The case has been scheduled for resolution since 2009 under Judge Antonio Rosales. I am glad that two of my colleagues have also been shocked by Tiu’s ordeal that they have also written about the case. In our situation, media indeed play a crucial role as a watchdog.
This case highlights the deep flaw in President Aquino’s platform of government, his anti-corruption campaign. “Without corruption, there is no poverty,” Aquino’s mantra has been. It is a naïve view of modern society, with a flawed logic and with little empirical basis.
Logically, corruption is a second-level category below the justice system, as it is a subcategory of crimes the system has to contain and punish. The corrupt in our country cannot be simply pinpointed, or condemned by media, and then summarily executed. A successful anti-corruption campaign can be undertaken only through the Philippine justice system.
But it has been a broken justice system.
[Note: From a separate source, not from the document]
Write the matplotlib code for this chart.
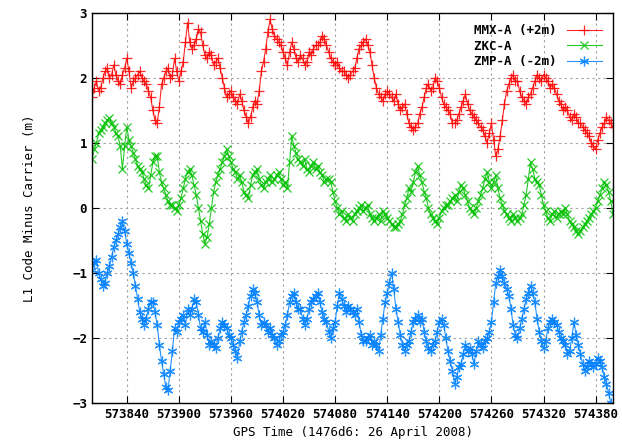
import numpy as np
import matplotlib.pyplot as plt

# GPS time, 2.5 s steps
t = np.arange(573800, 574400.1, 2.5)

mmx = [1.70, 1.85, 1.95, 1.80, 1.85, 2.00, 2.10, 2.15, 2.00, 2.05,
       2.20, 2.05, 1.95, 1.90, 2.05, 2.15, 2.30, 2.10, 1.85, 1.95,
       2.00, 2.05, 2.10, 2.00, 1.95, 1.90, 1.80, 1.70, 1.50, 1.35,
       1.30, 1.55, 1.90, 2.00, 2.10, 2.15, 2.00, 2.05, 2.30, 2.10,
       1.95, 2.10, 2.25, 2.55, 2.85, 2.55, 2.45, 2.50, 2.60, 2.75,
       2.70, 2.50, 2.35, 2.30, 2.40, 2.35, 2.20, 2.25, 2.30, 2.15,
       2.00, 1.85, 1.70, 1.75, 1.80, 1.70, 1.65, 1.60, 1.75, 1.65,
       1.50, 1.40, 1.30, 1.40, 1.55, 1.65, 1.60, 1.80, 2.10, 2.25,
       2.45, 2.70, 2.90, 2.75, 2.65, 2.60, 2.55, 2.50, 2.40, 2.30,
       2.20, 2.40, 2.55, 2.45, 2.30, 2.25, 2.35, 2.30, 2.20, 2.25,
       2.40, 2.35, 2.45, 2.50, 2.50, 2.55, 2.65, 2.60, 2.50, 2.40,
       2.30, 2.25, 2.20, 2.25, 2.15, 2.10, 2.10, 2.05, 2.00, 2.05,
       2.10, 2.15, 2.30, 2.45, 2.50, 2.55, 2.60, 2.50, 2.40, 2.20,
       2.00, 1.85, 1.75, 1.70, 1.65, 1.75, 1.80, 1.75, 1.70, 1.65,
       1.75, 1.60, 1.50, 1.55, 1.60, 1.45, 1.30, 1.25, 1.20, 1.25,
       1.30, 1.45, 1.55, 1.70, 1.85, 1.90, 1.80, 1.85, 2.00, 1.95,
       1.85, 1.70, 1.60, 1.55, 1.50, 1.45, 1.30, 1.30, 1.35, 1.45,
       1.55, 1.65, 1.75, 1.60, 1.50, 1.45, 1.40, 1.35, 1.30, 1.25,
       1.20, 1.10, 1.00, 1.15, 1.30, 1.05, 0.80, 0.90, 1.10, 1.35,
       1.60, 1.80, 1.90, 2.00, 2.05, 1.95, 1.95, 1.80, 1.70, 1.65,
       1.60, 1.70, 1.75, 1.85, 1.95, 2.05, 2.00, 1.95, 2.05, 2.00,
       1.95, 1.85, 1.90, 1.85, 1.75, 1.65, 1.60, 1.50, 1.55, 1.50,
       1.40, 1.35, 1.45, 1.40, 1.30, 1.30, 1.25, 1.20, 1.15, 1.10,
       1.00, 0.95, 0.90, 1.05, 1.15, 1.25, 1.30, 1.40, 1.35, 1.30,
       1.25]

zkc = [0.75, 0.90, 1.00, 1.15, 1.20, 1.25, 1.30, 1.35, 1.38, 1.30,
       1.25, 1.15, 1.10, 0.95, 0.60, 0.95, 1.25, 1.05, 0.95, 0.85,
       0.75, 0.65, 0.60, 0.55, 0.45, 0.35, 0.30, 0.50, 0.70, 0.80,
       0.80, 0.55, 0.40, 0.30, 0.20, 0.10, 0.05, 0.05, 0.00, -0.05,
       0.05, 0.15, 0.30, 0.45, 0.55, 0.60, 0.50, 0.35, 0.20, 0.00,
       -0.20, -0.40, -0.55, -0.45, -0.25, 0.00, 0.25, 0.40, 0.50, 0.60,
       0.70, 0.80, 0.90, 0.80, 0.70, 0.60, 0.55, 0.45, 0.50, 0.40,
       0.25, 0.20, 0.15, 0.35, 0.50, 0.55, 0.60, 0.45, 0.35, 0.30,
       0.40, 0.45, 0.50, 0.40, 0.45, 0.50, 0.55, 0.45, 0.35, 0.40,
       0.30, 0.70, 1.10, 0.95, 0.85, 0.75, 0.70, 0.65, 0.75, 0.60,
       0.55, 0.65, 0.70, 0.60, 0.65, 0.55, 0.50, 0.40, 0.45, 0.45,
       0.40, 0.25, 0.10, 0.00, -0.10, -0.05, -0.15, -0.20, -0.10, -0.15,
       -0.20, -0.10, -0.05, 0.00, 0.05, -0.05, 0.00, 0.05, -0.10, -0.15,
       -0.20, -0.15, -0.10, -0.20, -0.05, -0.10, -0.15, -0.20, -0.25, -0.30,
       -0.30, -0.25, -0.20, -0.10, 0.05, 0.15, 0.30, 0.25, 0.40, 0.55,
       0.65, 0.50, 0.40, 0.25, 0.15, 0.00, -0.10, -0.15, -0.20, -0.25,
       -0.15, -0.05, 0.00, 0.05, 0.05, 0.10, 0.15, 0.20, 0.10, 0.25,
       0.35, 0.30, 0.20, 0.10, 0.00, -0.05, -0.10, 0.00, 0.10, 0.20,
       0.30, 0.45, 0.55, 0.40, 0.30, 0.40, 0.50, 0.30, 0.15, 0.05,
       -0.05, -0.10, -0.15, -0.20, -0.10, -0.15, -0.20, -0.15, -0.10, 0.05,
       0.20, 0.45, 0.70, 0.60, 0.45, 0.40, 0.35, 0.20, 0.05, -0.05,
       -0.15, -0.20, -0.10, -0.05, -0.15, -0.10, -0.05, -0.10, 0.00, -0.10,
       -0.20, -0.25, -0.30, -0.35, -0.40, -0.35, -0.30, -0.25, -0.20, -0.15,
       -0.10, -0.05, 0.00, 0.10, 0.20, 0.30, 0.40, 0.35, 0.25, 0.10,
       -0.10]

zmp = [-0.95, -0.85, -0.80, -1.00, -1.10, -1.20, -1.15, -1.00, -0.90, -0.75,
       -0.60, -0.50, -0.40, -0.30, -0.20, -0.35, -0.55, -0.70, -0.85, -1.00,
       -1.20, -1.40, -1.60, -1.70, -1.80, -1.70, -1.55, -1.45, -1.45, -1.60,
       -1.80, -2.10, -2.35, -2.55, -2.75, -2.80, -2.50, -2.20, -1.85, -1.90,
       -1.75, -1.70, -1.65, -1.80, -1.55, -1.65, -1.55, -1.40, -1.45, -1.65,
       -1.85, -1.90, -1.75, -1.95, -2.10, -2.05, -2.10, -2.15, -2.00, -1.85,
       -1.75, -1.80, -1.85, -1.95, -2.00, -2.10, -2.20, -2.30, -2.05, -1.90,
       -1.75, -1.65, -1.50, -1.35, -1.25, -1.30, -1.45, -1.65, -1.80, -1.75,
       -1.80, -1.90, -1.85, -1.95, -2.00, -2.10, -2.05, -1.95, -1.90, -1.80,
       -1.65, -1.45, -1.35, -1.30, -1.45, -1.55, -1.55, -1.70, -1.80, -1.70,
       -1.55, -1.45, -1.40, -1.35, -1.30, -1.45, -1.60, -1.70, -1.75, -1.90,
       -2.00, -1.85, -1.75, -1.50, -1.30, -1.40, -1.50, -1.60, -1.50, -1.55,
       -1.60, -1.65, -1.55, -1.75, -1.95, -2.05, -2.05, -2.00, -1.95, -2.10,
       -2.05, -2.10, -2.20, -1.95, -1.70, -1.45, -1.30, -1.15, -1.00, -1.25,
       -1.55, -1.75, -1.95, -2.10, -2.20, -2.10, -2.05, -1.90, -1.75, -1.70,
       -1.65, -1.75, -1.70, -1.90, -2.05, -2.15, -2.20, -2.10, -2.05, -1.90,
       -1.75, -1.70, -1.80, -2.00, -2.20, -2.35, -2.50, -2.70, -2.60, -2.45,
       -2.40, -2.25, -2.10, -2.20, -2.15, -2.25, -2.40, -2.20, -2.05, -2.10,
       -2.15, -2.05, -2.00, -1.90, -1.75, -1.45, -1.15, -1.05, -0.95, -1.05,
       -1.15, -1.25, -1.35, -1.55, -1.80, -1.95, -2.00, -1.85, -1.70, -1.55,
       -1.40, -1.30, -1.20, -1.30, -1.45, -1.70, -1.90, -2.05, -2.15, -2.05,
       -1.85, -1.75, -1.70, -1.75, -1.80, -1.90, -2.00, -2.05, -2.10, -2.25,
       -2.20, -2.00, -1.75, -1.95, -2.10, -2.25, -2.40, -2.50, -2.45, -2.35,
       -2.40, -2.45, -2.40, -2.30, -2.35, -2.45, -2.60, -2.70, -2.85, -3.00,
       -3.20]

plt.rcParams['font.family'] = 'DejaVu Sans Mono'
plt.rcParams['font.weight'] = 'bold'

fig = plt.figure(figsize=(6.22, 4.47), dpi=100)
ax = fig.add_axes([0.148, 0.0984, 0.8375, 0.8726])

# monospace font: pad labels so the text column is left aligned
ax.plot(t, mmx, color='#ff0000', lw=0.8, marker='+', ms=7, mew=0.9, alpha=0.85, label='MMX-A (+2m)')
ax.plot(t, zkc, color='#00c000', lw=0.8, marker='x', ms=6, mew=0.9, alpha=0.85, label='ZKC-A' + '\u00a0' * 6)
ax.plot(t, zmp, color='#0080ff', lw=0.8, marker=(6, 2, 0), ms=7, mew=0.9, alpha=0.85, label='ZMP-A (-2m)')

ax.set_xlim(573800, 574400)
ax.set_ylim(-3, 3)
ax.set_xticks(np.arange(573840, 574381, 60))
ax.set_yticks(np.arange(-3, 4, 1))
ax.tick_params(direction='in', top=True, right=True, labelsize=9, length=5)
ax.grid(True, color='#a0a0a0', linestyle=(0, (2, 3)), lw=0.8)
ax.set_xlabel('GPS Time (1476d6: 26 April 2008)', fontsize=9)
ax.set_ylabel('L1 Code Minus Carrier (m)', fontsize=9, labelpad=26)
for s in ax.spines.values():
    s.set_linewidth(1.0)

leg = ax.legend(loc='upper right', frameon=False, markerfirst=False, fontsize=9,
                handlelength=2.8, borderaxespad=0.5, labelspacing=0.2)

fig.savefig('out.png', dpi=100)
In the Jacky Tiu case, the legislative branch delivered by making kidnapping a heinous crime punishable by death. The executive branch delivered by swiftly apprehending the criminals. The judicial system though has failed—so far—in punishing the kidnappers.
It will exactly be same in the case of the anti-corruption campaign. The level of corruption among judges—the core of the legal system—is reputedly the same as in any other government agency. The obvious question then: How do you jail the corrupt with corrupt judges?